William Sigler, one of the early business men of Lowell, was born in 1822 and came to Lake County with his father, Samuel, in 1837.
He was one of the early business men in the Town of Lowell. His department store, a frame building, burned down during the big fire of 1898. The State Bank building of brick was built in 1900 on the same site. (Note from 2001: The building now houses Nellie Jayne's restaurant and antique shop.)
Sigler's Lowell home, surrounded by many large oak and pine trees, sat high on a bluff just west of the present railroad depot. Among those trees was a mighty oak which stood near the corner of Commercial Ave. and Globe Dr. It was called a "witness tree" and was used as a landmark by surveyors of earlier times.
The bluff, the oaks and the pines are gone now, and the old Sigler name is only a faint memory. After the Sigler family moved, William Sisson lived there, followed by Perry Burnham and Frank Novak. The site is now the home of Harding's Inc., independent dealers in tractor parts, sales and service. The company moved there in 1939 from the original location on Mill St., now the home of Lump Insurance Agency.
In the fall of 1923, Emil Harding opened his implement store on Mill St. on the site of the early Lowell Fire Station, a frame building with a bell tower. Selling machinery was not new to him, for he sold his first tractor from the farm in 1916, when an "All Work" tractor was purchased on Labor Day by Floyd McKinstry of Grant Park. He continued to sell that brand until 1928, when he became a John Deere dealer. The firm changed to the Caterpillar tractor sales in 1935, staying with that company until 1960.
Back in 1936, there was a need for expansion and the decision was made to add a second floor to the 1923 building. Contractor Carl Mahler was hired to raise the roof to make way for that addition. Jacks slowly raised the roof as rows of masonry were laid until the construction was complete.
In 1938 more room was again needed, and plans were made for a new building. Harding moved his business to a temporary location at the old Main Garage building on the south side of Commercial Ave. near the bridge. The building on Mill St. was rented to John Stambaugh of Valparaiso, who continued to operate an implement dealership there.
The new Harding building on Commercial was almost finished in 1939, and in 1940 the old location was sold to Murrell Belanger, who also ran the implement sales. Belangers hobby made him famous, for in the early 1950's an Indy 500 racer, old No. 99, was built in a shop on the upper floor.

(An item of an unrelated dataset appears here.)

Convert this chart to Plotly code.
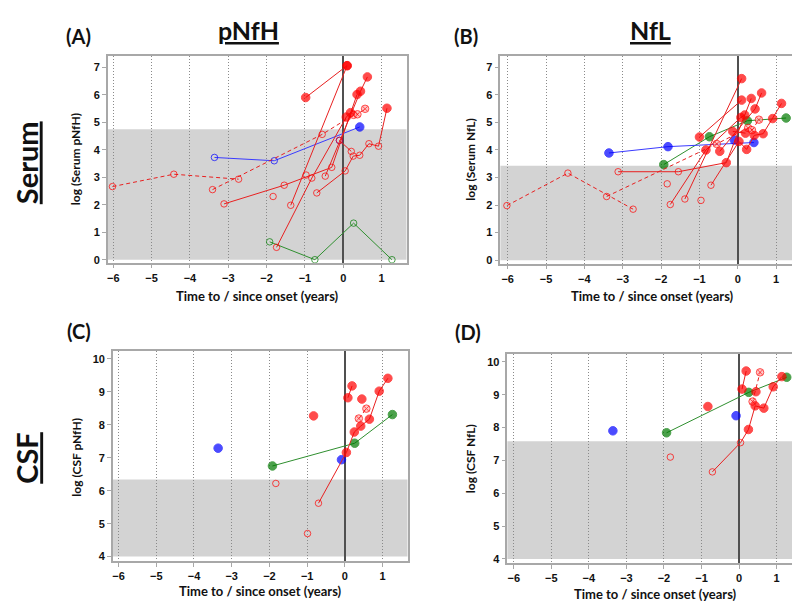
import plotly.graph_objects as go

# ---------------- data ----------------
# (A) Serum pNfH
A_threshold = 4.75
A_red_solid = [
    ([-0.98, 0.10], [5.90, 7.06]),
    ([-1.37, 0.10], [1.98, 7.06]),
    ([-3.11, -1.54, -0.30, 0.36], [2.03, 2.71, 3.36, 6.01]),
    ([-0.69, 0.05, 0.26, 0.43, 0.67, 0.92, 1.14], [2.43, 3.23, 3.77, 3.80, 4.22, 4.13, 5.51]),
    ([-0.47, 0.45, 0.63], [3.04, 6.13, 6.65]),
    ([-1.74, -0.82, 0.08, 0.19], [0.45, 2.97, 5.19, 5.35]),
    ([-0.10, 0.21], [4.34, 3.94]),
    ([-0.97], [3.08]),
    ([-1.83], [2.30]),
]
A_red_dashed = [([-6.02, -4.42, -2.73], [2.66, 3.11, 2.93])]
A_red_cross = [([-3.41, -0.55, 0.27, 0.37, 0.57], [2.55, 4.56, 5.27, 5.29, 5.49])]
A_blue = [([-3.36, -1.80, 0.43], [3.72, 3.60, 4.83]), ([-0.10], [4.34])]
A_green = [([-1.92, -0.74, 0.27, 1.27], [0.65, 0.00, 1.33, 0.00])]

# (B) Serum NfL
B_threshold = 3.43
B_red_solid = [
    ([-1.00, 0.10], [4.47, 5.81]),
    ([-1.38, 0.10], [2.22, 6.59]),
    ([-3.12, -1.55, -0.30, 0.35], [3.21, 3.21, 3.54, 5.87]),
    ([-0.70, 0.03, 0.23, 0.43, 0.66, 0.91, 1.14], [2.72, 4.31, 4.02, 4.53, 4.59, 5.14, 5.69]),
    ([-0.47, 0.45, 0.62], [3.95, 5.49, 6.07]),
    ([-1.76, -0.83, 0.08, 0.18], [2.02, 4.00, 5.18, 5.27]),
    ([-0.13, 0.20], [4.67, 4.61]),
    ([-0.96], [2.17]),
    ([-1.84], [2.77]),
]
B_red_dashed = [([-6.02, -4.43, -2.73], [1.98, 3.16, 1.85])]
B_red_cross = [([-3.42, -0.55, 0.27, 0.37, 0.55], [2.31, 4.22, 4.80, 4.72, 5.10])]
B_blue = [([-3.36, -1.82, 0.42], [3.89, 4.12, 4.27]), ([-0.09], [4.36])]
B_green = [([-1.93, -0.74, 0.25, 1.26], [3.47, 4.48, 5.06, 5.16])]

# (C) CSF pNfH
C_threshold = 6.34
C_red_solid = [
    ([-0.70, 0.04, 0.25, 0.42, 0.65, 0.91, 1.14], [5.62, 7.16, 7.78, 7.96, 8.17, 9.02, 9.41]),
    ([0.08, 0.19], [8.82, 9.18]),
    ([-0.83], [8.27]),
    ([0.45], [8.78]),
    ([-1.83], [6.22]),
    ([-0.99], [4.70]),
]
C_red_dashed = []
C_red_cross = [([0.37, 0.57], [8.19, 8.49])]
C_blue = [([-3.36], [7.29]), ([-0.09], [6.94])]
C_green = [([-1.92, 0.26, 1.26], [6.75, 7.44, 8.31])]

# (D) CSF NfL
D_threshold = 7.58
D_red_solid = [
    ([-0.71, 0.04, 0.25, 0.43, 0.66, 0.91, 1.14], [6.65, 7.54, 7.94, 8.66, 8.59, 9.24, 9.55]),
    ([0.08, 0.19], [9.17, 9.72]),
    ([-0.83], [8.64]),
    ([0.45], [9.09]),
    ([-1.83], [7.10]),
]
D_red_dashed = []
D_red_cross = [([0.36, 0.56], [8.79, 9.68])]
D_blue = [([-3.36], [7.90]), ([-0.08], [8.36])]
D_green = [([-1.93, 0.26, 1.27], [7.84, 9.07, 9.53])]

x_ticks = [-6, -5, -4, -3, -2, -1, 0, 1]
serum_ticks = [0, 1, 2, 3, 4, 5, 6, 7]
csf_ticks = [4, 5, 6, 7, 8, 9, 10]

# ---------------- styling ----------------
RED, RED_LINE = "#ff0000", "#e82020"
BLUE, BLUE_LINE = "#0000ff", "#3a3aff"
GREEN, GREEN_LINE = "#007a00", "#2f8f2f"
PINK = "#ffb0b0"
GRID = "#8a8a8a"
FRAME = "#a8a8a8"
SHADE = "#d3d3d3"
TICKFONT = dict(family="Liberation Sans, Arial", size=11, color="#111", weight="bold")
TITLEFONT = "Lato, Open Sans, sans-serif"

fig = go.Figure()


def add_series(series, thr, axis, color, line_color, dash="solid", cross=False):
    for xs, ys in series:
        symbols, colors, sizes = [], [], []
        for y in ys:
            if y > thr:
                if cross:
                    symbols.append("circle-x"); colors.append(PINK); sizes.append(7.5)
                else:
                    symbols.append("circle"); colors.append(color); sizes.append(8.5)
            else:
                symbols.append("circle-open"); colors.append(color); sizes.append(6.5)
        fig.add_trace(go.Scatter(
            x=xs, y=ys, xaxis="x" + axis, yaxis="y" + axis,
            mode="lines+markers" if len(xs) > 1 else "markers",
            line=dict(color=line_color, width=1, dash=dash),
            marker=dict(symbol=symbols, color=colors, size=sizes,
                        line=dict(color=color, width=1)),
            showlegend=False, hoverinfo="x+y",
        ))


DASH = "4px,3px"
panels = [
    ("", A_threshold, A_red_solid, A_red_dashed, A_red_cross, A_blue, A_green),
    ("2", B_threshold, B_red_solid, B_red_dashed, B_red_cross, B_blue, B_green),
    ("3", C_threshold, C_red_solid, C_red_dashed, C_red_cross, C_blue, C_green),
    ("4", D_threshold, D_red_solid, D_red_dashed, D_red_cross, D_blue, D_green),
]
for ax, thr, rs, rd, rc, bl, gr in panels:
    add_series(gr, thr, ax, GREEN, GREEN_LINE)
    add_series(bl, thr, ax, BLUE, BLUE_LINE)
    add_series(rd, thr, ax, RED, RED_LINE, dash=DASH)
    add_series(rc, thr, ax, RED, RED_LINE, dash=DASH, cross=True)
    add_series(rs, thr, ax, RED, RED_LINE)

W, H = 800, 601


def dom_x(a, b):
    return [a / W, b / W]


def dom_y(top, bottom):
    return [1 - bottom / H, 1 - top / H]


axis_specs = {
    "": (dom_x(99, 398), dom_y(48, 256), [-6.14, 1.65], [-0.11, 7.42], serum_ticks, 0, A_threshold),
    "2": (dom_x(492, 795), dom_y(48, 257), [-6.19, 1.70], [-0.13, 7.42], serum_ticks, 0, B_threshold),
    "3": (dom_x(104, 399), dom_y(345, 556), [-6.15, 1.66], [3.86, 10.23], csf_ticks, 4, C_threshold),
    "4": (dom_x(499, 796), dom_y(348, 558), [-6.17, 1.73], [3.87, 10.23], csf_ticks, 4, D_threshold),
}

layout = dict(
    width=W, height=H, margin=dict(l=0, r=0, t=0, b=0),
    paper_bgcolor="white", plot_bgcolor="white",
    showlegend=False,
)
shapes = []
for ax, (dx, dy, xr, yr, yt, base, thr) in axis_specs.items():
    common = dict(showline=True, mirror=True, linecolor=FRAME, linewidth=1.5,
                  ticks="outside", tickcolor=FRAME, ticklen=4, tickwidth=1,
                  tickfont=TICKFONT)
    layout["xaxis" + ax] = dict(
        domain=dx, range=xr, anchor="y" + ax, tickvals=x_ticks,
        showgrid=True, gridcolor=GRID, griddash="1px,2px", gridwidth=1,
        zeroline=True, zerolinecolor="#505050", zerolinewidth=1.5, **common)
    layout["yaxis" + ax] = dict(
        domain=dy, range=yr, anchor="x" + ax, tickvals=yt,
        showgrid=False, zeroline=False, **common)
    shapes.append(dict(type="rect", xref=("x" + ax) + " domain", yref="y" + ax,
                       x0=0, x1=1, y0=base, y1=thr, fillcolor=SHADE,
                       line=dict(width=0), layer="below"))
layout["shapes"] = shapes


def ann(text, x, y, size, angle=0):
    return dict(text=text, x=x / W, y=1 - y / H, xref="paper", yref="paper",
                showarrow=False, textangle=angle, xanchor="center", yanchor="middle",
                font=dict(family=TITLEFONT, size=size, color="#111", weight="bold"))


annotations = [
    ann("<u>pNfH</u>", 240, 22, 25),
    ann("<u>NfL</u>", 642, 22, 25),
    ann("<u>Serum</u>", 17, 155, 29, -90),
    ann("<u>CSF</u>", 18, 452, 29, -90),
    ann("(A)", 70, 28, 20),
    ann("(B)", 458, 28, 20),
    ann("(C)", 70, 325, 20),
    ann("(D)", 460, 326, 20),
    ann("Time to / since onset (years)", 249, 289, 13),
    ann("Time to / since onset (years)", 644, 289, 13),
    ann("Time to / since onset (years)", 252, 586, 13),
    ann("Time to / since onset (years)", 647, 589, 13),
    ann("log (Serum pNfH)", 66, 152, 12, -90),
    ann("log (Serum NfL)", 462, 152, 12, -90),
    ann("log (CSF pNfH)", 68, 451, 12, -90),
    ann("log (CSF NfL)", 462, 453, 12, -90),
]
layout["annotations"] = annotations
fig.update_layout(**layout)
fig.write_html("out.html")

Lee Wallard was the winning driver of the Belanger Special. Seven other cars were built and were raced coast-to-coast. During the mid 50's and the late 60's, the building housed Junior Klukas' and Robert Jerzyk's businesses selling farm equipment.
In 1961, Thomas Cassman came to Lowell to buy Frank Gullstrom's Drug Store, and later purchased the Harding building from Klukas in 1969. He remodeled the interior as a modern drug store, and used the second floor for storage. But fire struck the north side of Commercial again, burning the old Opera House to the ground and partially destroying the drug store on Apr. 10, 1976.
Leon Lump purchased the building from Tom Cassman later in 1976 and remodeled it as a one-story building, recognizing the value and the safety of the strong cement floor above. He and his son, Tom, transformed the structure into usable office space for their insurance business and other businesses. They were able to move from their Commercial Ave. office in April 1977. Tom Lump joined the firm in 1974, and son Donald has been associated with his father since 1985. Only a grassy lawn marks the spot where the old Opera House stood on the corner of Commercial Ave. and Mill St.
Harding's new building on Commercial Ave. and Globe Dr. was constructed in 1939, and on Mon., Feb. 5, 1940, Emil Harding was host to hundreds of farmers and their families at an open house to celebrate the grand opening of the new building, highlighted by exhibits and interesting movies.
Several additions have been made through the years, including a shop area to the rear of the building in 1955. In 1975, more expansion was necessary and a large addition was made to the west of the original construction.
This annex is used for parts and a shipping area. The annex was built on the site of Oral Lloyd's home, and others living in the house in years following 1909 were the Belshaw family, Victor K. Roberts, Bert C. Hayden and John Hepp.
In the 1950's more land was acquired and more of the old bluff was removed. The old Edward Wood house, later occupied by the Novak family, was moved around the corner on Oakley Ave. to the south. In 1978 a track and paint building was added to the complex, and just this year the old display area in front of the building was remodeled into a modern office area. Clarence Harding, Sr., has been associated with his father's firm since the 1930's, and became manager of the company in 1962. After the death of his father in 1974, he became the president of the company. His mother, Mary, still young at heart, lives at the family home on West Commercial Ave. Among the staff of 36 is son Clarence Jr., manager, and daughter Cathy, the receptionist.
Not many family firms have been in business in the same 'Neighborhood' for 63 years.